The AGP, which has ruled the state on its own twice, will play the junior partner and contest 24 seats while the rest 126 will be divided among BJP and three smaller outfits, with the saffron party leading the alliance.
Union Minister Ravi Shankar Prasad made the announcement at a press conference in New Delhi and said the ‘massive infiltration’ in the state with the ‘collusion and patronage’ of the Tarun Gogoi-led Congress government will be their main poll issue besides freeing the state of ‘corrupt and non-developmental’ rule marked by ‘malgovernance’.
The BJP has already entered into a tie-up with Bodoland People’s Front, which will contest 16 seats, besides two other outfits representing local tribes.
An alliance with the AGP, which is now a much weaker force but retains some influence, will help the BJP, which emerged the largest party in the Lok Sabha poll in 2014, in consolidating Hindu votes in a state where Muslims are more than 30 per cent and back the UDF and the Congress, BJP sources said.
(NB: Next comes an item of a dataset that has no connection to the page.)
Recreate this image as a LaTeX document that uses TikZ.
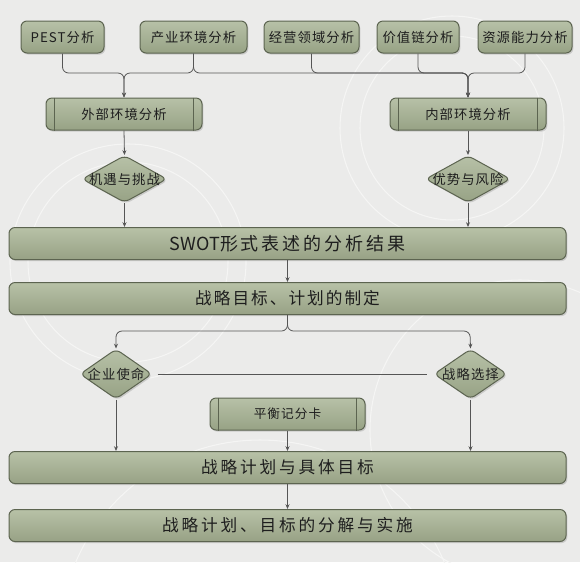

They said the AGP leaders had also met Prime Minister Narendra Modi before the alliance was sealed.
The BJP-led alliance will come out with a common minimum programme.
“All indigenous and our people are one side and the UDF with the blessings of the Congress on the other,” Himanta Biswa Sarma, the BJP leader and convener of the state’s Election Management Committee, told the media.
The Badruddin Ajmal-led AIUDF has emerged as a strong force in the state, drawing its support mostly from Muslims.
Union minister and Assam BJP chief Sarbananda Sonowal, who is the alliance’s chief ministerial candidate, and AGP chief Atul Bora besides BJP general secretary Ram Madhav were also present at the media conference.
The leaders said implementing the Assam accord, under which illegal immigrants are to be identified and deported, will be a priority for the alliance if it is voted to power.
Bora said the previous AGP governments had also ‘failed’ in executing it but added that with the BJP in power at the Centre, they will be able to do it this time.
“BJP has assured us they will do whatever they can to implement the accord,” he said, adding there can be a ‘friendly fight’ between the two parties on a few seats.
Sarma, who had left the Congress to join the BJP along with some MLAs, claimed that the Congress was committed to the accord as it was signed by Rajiv Gandhi but Rahul Gandhi ‘shifted the goalposts’.